╭──

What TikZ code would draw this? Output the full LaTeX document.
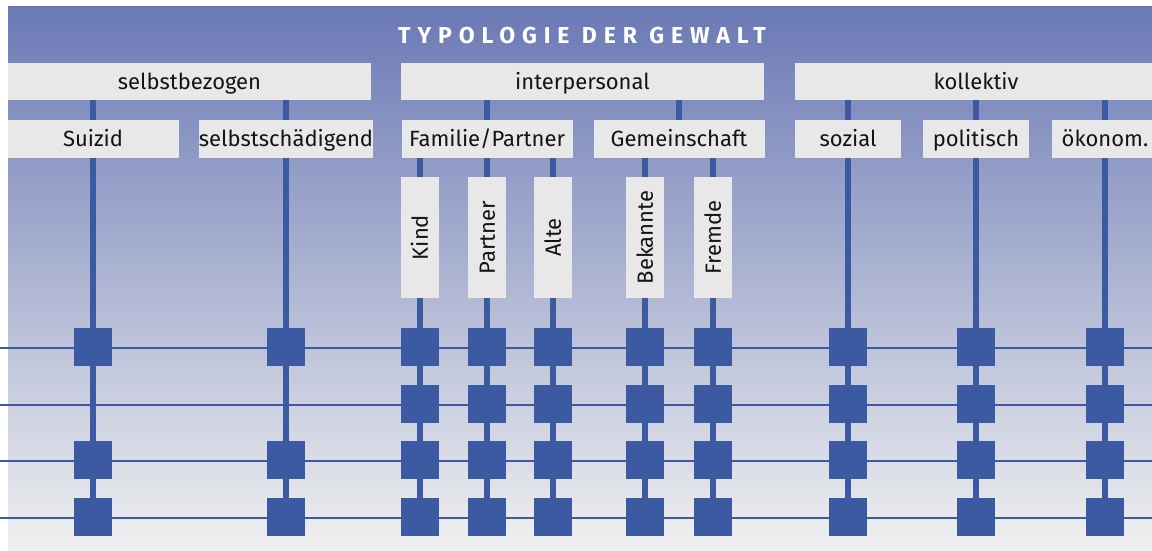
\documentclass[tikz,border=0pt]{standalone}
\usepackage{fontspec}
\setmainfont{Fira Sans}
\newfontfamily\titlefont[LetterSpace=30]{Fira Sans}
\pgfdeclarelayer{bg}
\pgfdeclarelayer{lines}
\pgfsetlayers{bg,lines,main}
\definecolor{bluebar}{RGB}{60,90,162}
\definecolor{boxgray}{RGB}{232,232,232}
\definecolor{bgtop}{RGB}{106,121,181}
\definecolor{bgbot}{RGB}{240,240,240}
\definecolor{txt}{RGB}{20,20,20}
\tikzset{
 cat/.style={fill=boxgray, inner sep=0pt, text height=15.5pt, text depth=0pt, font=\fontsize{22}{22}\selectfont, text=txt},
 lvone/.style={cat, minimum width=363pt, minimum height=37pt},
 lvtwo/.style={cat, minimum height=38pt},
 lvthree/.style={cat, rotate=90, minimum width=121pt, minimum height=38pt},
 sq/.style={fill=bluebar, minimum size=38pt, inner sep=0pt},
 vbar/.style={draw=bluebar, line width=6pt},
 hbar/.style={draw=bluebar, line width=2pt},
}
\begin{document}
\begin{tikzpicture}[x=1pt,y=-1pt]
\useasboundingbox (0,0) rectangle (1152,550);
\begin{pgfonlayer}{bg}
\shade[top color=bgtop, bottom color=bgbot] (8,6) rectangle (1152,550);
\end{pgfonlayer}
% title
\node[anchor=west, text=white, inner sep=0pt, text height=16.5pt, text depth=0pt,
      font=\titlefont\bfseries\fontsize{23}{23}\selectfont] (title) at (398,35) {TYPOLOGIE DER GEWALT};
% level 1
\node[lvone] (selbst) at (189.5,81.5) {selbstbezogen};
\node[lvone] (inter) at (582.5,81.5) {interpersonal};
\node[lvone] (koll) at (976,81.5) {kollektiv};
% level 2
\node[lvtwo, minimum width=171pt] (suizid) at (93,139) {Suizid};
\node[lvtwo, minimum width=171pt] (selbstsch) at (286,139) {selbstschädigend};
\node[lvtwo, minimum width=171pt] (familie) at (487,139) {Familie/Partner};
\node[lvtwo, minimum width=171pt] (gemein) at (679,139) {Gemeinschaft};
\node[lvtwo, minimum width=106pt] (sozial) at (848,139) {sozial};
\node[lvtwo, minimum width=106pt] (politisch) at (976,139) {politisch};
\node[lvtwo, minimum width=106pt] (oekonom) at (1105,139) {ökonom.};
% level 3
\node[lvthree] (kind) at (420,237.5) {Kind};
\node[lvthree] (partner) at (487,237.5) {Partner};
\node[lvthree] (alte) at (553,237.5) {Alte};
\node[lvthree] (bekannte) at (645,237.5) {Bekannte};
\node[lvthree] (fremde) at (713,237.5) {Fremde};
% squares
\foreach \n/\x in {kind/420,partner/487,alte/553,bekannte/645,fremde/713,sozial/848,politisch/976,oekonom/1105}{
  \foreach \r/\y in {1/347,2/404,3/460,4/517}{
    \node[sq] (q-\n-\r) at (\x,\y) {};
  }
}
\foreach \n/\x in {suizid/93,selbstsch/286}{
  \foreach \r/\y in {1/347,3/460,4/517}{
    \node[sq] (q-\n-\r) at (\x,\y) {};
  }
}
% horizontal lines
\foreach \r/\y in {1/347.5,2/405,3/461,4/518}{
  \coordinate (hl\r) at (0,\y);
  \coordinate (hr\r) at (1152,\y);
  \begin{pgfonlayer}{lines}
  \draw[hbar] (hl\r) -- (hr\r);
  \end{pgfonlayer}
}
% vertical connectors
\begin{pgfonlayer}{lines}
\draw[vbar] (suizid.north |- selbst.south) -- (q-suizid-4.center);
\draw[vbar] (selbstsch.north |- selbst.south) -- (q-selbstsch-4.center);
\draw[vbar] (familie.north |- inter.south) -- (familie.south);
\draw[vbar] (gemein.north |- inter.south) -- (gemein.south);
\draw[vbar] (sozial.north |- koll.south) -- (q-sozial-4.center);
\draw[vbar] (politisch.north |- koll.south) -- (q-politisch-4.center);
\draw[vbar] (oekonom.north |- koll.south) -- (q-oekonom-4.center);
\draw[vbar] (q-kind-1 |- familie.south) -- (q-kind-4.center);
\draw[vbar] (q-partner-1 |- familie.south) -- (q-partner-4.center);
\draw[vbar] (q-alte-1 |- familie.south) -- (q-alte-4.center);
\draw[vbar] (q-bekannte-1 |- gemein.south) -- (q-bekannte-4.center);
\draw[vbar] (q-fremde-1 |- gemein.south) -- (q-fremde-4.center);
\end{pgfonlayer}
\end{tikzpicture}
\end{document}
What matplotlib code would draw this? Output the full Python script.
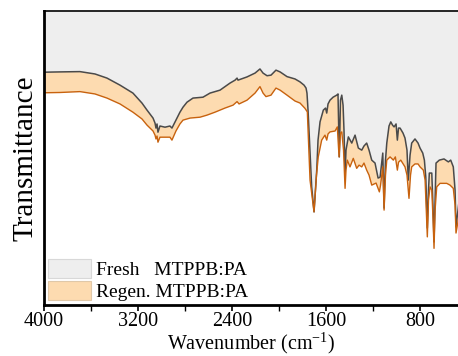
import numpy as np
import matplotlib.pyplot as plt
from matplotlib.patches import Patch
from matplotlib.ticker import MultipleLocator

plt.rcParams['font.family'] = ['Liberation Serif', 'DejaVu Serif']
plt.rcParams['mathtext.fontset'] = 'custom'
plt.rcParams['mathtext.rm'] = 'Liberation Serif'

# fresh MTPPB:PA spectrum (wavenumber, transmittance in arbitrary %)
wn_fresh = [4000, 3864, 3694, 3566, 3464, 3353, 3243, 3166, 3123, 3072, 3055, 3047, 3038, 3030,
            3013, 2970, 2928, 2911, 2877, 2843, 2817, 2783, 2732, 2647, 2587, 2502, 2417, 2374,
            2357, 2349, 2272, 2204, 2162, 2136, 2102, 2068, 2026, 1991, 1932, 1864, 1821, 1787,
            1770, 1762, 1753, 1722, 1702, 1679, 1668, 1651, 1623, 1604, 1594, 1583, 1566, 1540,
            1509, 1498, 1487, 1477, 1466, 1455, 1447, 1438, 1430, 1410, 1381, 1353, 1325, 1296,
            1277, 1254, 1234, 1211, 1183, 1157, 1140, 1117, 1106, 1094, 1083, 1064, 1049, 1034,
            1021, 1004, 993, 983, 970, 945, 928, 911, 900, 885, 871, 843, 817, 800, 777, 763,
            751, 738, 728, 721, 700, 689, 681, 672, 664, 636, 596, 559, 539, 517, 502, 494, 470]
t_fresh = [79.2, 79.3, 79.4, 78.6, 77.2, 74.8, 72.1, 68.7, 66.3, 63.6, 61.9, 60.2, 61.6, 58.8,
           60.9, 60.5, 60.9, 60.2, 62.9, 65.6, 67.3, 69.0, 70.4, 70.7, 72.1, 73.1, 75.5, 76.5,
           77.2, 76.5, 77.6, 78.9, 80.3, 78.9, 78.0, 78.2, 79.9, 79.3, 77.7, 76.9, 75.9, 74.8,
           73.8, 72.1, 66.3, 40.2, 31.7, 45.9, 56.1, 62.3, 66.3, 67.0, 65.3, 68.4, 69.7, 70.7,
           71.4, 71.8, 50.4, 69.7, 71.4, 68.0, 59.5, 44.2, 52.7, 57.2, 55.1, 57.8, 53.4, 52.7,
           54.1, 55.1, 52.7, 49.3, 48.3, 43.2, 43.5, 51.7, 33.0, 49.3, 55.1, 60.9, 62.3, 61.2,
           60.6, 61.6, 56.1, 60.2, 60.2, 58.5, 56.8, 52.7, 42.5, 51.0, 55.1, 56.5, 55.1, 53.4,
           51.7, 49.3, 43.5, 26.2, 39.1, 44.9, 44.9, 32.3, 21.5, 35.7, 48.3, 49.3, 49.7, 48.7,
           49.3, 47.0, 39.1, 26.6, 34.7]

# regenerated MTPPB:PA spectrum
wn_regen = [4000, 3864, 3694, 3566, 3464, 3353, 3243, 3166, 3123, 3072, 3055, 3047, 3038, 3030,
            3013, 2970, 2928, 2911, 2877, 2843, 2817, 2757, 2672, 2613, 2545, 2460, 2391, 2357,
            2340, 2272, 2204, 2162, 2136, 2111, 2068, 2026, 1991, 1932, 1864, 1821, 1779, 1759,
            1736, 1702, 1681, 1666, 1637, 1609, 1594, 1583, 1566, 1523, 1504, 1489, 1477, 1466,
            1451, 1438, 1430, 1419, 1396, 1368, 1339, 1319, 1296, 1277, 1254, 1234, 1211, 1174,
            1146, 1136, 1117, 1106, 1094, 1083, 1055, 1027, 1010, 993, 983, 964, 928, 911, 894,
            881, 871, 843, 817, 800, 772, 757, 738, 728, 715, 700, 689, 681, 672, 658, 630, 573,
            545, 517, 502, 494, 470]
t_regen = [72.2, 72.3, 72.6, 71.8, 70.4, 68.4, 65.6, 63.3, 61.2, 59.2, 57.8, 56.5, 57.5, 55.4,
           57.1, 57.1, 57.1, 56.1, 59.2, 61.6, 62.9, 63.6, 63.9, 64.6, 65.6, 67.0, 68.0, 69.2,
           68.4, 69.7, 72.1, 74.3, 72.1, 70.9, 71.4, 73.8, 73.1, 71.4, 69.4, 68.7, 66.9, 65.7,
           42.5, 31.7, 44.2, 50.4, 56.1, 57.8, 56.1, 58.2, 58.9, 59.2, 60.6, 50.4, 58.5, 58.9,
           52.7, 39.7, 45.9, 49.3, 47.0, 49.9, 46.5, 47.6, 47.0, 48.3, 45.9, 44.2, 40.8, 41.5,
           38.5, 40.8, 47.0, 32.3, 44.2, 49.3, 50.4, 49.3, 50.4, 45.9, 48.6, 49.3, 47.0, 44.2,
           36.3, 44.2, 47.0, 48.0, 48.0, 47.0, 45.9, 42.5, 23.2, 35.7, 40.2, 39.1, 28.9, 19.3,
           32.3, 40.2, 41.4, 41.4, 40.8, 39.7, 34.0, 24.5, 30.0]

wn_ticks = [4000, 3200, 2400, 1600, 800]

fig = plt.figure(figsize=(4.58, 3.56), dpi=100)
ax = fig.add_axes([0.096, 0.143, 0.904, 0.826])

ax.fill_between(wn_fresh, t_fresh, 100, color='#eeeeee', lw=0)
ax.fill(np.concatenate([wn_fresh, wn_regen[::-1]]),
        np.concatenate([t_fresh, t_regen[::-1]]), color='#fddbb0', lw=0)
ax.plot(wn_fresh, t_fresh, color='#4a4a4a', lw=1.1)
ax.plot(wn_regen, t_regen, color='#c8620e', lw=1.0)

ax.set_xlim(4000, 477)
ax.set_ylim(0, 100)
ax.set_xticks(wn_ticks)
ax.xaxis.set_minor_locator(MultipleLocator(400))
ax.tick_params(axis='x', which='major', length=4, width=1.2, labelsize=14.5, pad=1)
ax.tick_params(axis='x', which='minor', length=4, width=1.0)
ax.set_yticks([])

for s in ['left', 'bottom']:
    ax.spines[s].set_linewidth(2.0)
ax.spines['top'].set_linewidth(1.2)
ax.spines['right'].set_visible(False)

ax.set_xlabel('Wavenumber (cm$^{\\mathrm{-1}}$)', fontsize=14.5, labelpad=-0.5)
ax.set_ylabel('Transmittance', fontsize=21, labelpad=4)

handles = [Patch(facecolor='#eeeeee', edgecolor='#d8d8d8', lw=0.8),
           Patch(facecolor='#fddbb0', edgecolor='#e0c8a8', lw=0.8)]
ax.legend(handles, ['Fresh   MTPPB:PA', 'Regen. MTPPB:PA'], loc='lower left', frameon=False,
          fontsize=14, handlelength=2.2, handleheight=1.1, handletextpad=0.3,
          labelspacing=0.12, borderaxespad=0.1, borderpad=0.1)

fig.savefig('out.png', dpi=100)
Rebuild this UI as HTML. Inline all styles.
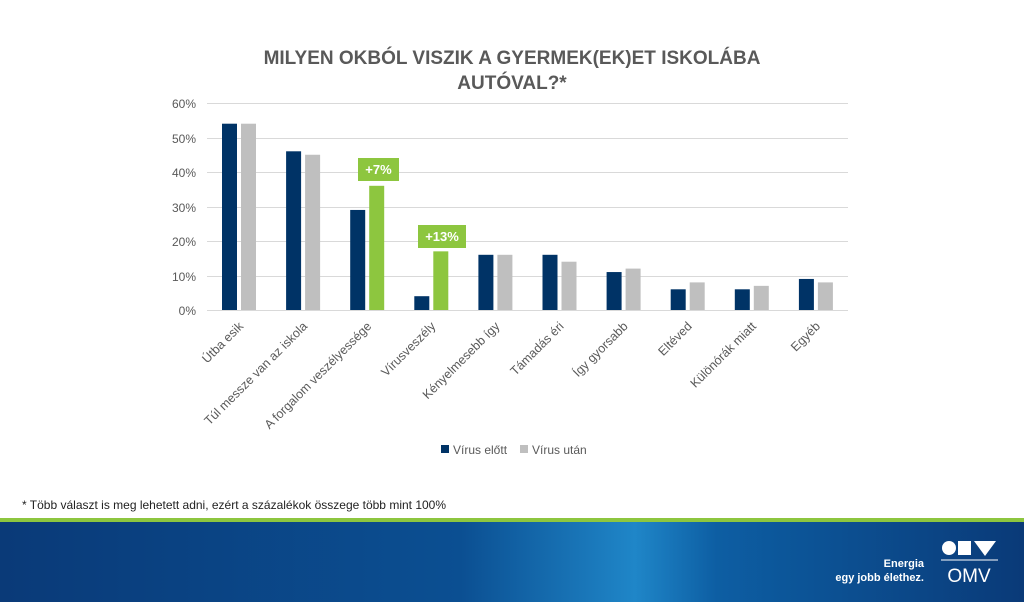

╰──

[Instruction]:
Give again, exactly as written above, every line from the one holding "What matplotlib code" to the one holding "plt.rcParams['mathtext.rm'] = 'Liberation", with both ends kept and the pictures left out.

[Worked solution]:
What matplotlib code would draw this? Output the full Python script.
import numpy as np
import matplotlib.pyplot as plt
from matplotlib.patches import Patch
from matplotlib.ticker import MultipleLocator

plt.rcParams['font.family'] = ['Liberation Serif', 'DejaVu Serif']
plt.rcParams['mathtext.fontset'] = 'custom'
plt.rcParams['mathtext.rm'] = 'Liberation Serif'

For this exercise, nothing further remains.